An Interactive Annotated World Bibliography of Printed and Digital Works in the History of Medicine and the Life Sciences from Circa 2000 BCE to 2024 by Fielding H. Garrison (1870-1935), Leslie T. Morton (1907-2004), and Jeremy M. Norman (1945- ) Traditionally Known as “Garrison-Morton”
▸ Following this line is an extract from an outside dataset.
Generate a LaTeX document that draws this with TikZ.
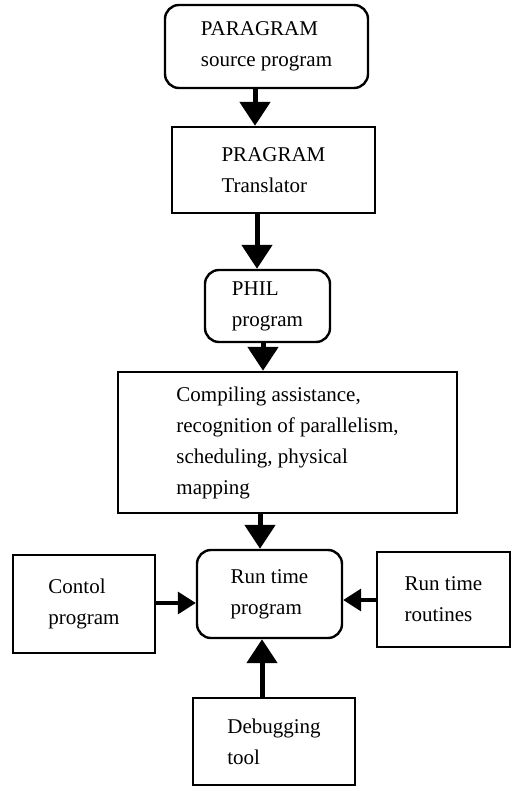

16082 entries, 14166 authors and 1948 subjects. Updated: April 21, 2026

JANSKÝ, Jan

1 entries
  • 896

Haematologické studie u psychotiků.

Sborník Klinicky, 8, 85-139, 1907.

Janský, a Czech serologist, neurologist and psychiatrist, tried to find a correlation between mental diseases and blood diseases. He found no such correlation, and published a study, the title of which translates as Hematological Study of Psychotics, which demonstrated that blood could be classified into four groups. He named these O, A, B, and AB. His work, published in a little-known journal, was at first overlooked, and in 1910 Moss independently published work on exactly similar lines. At the time Janský was unaware of the work of Karl Landsteiner, whose discovery of the A, B, and O blood types earned him the Nobel Prize in Physiology or Medicine in 1930. A French résumé of the paper is in the above journal, pp. 131-33, and a German summary in Jb. Neurol. Psychiat., 1907, 1028.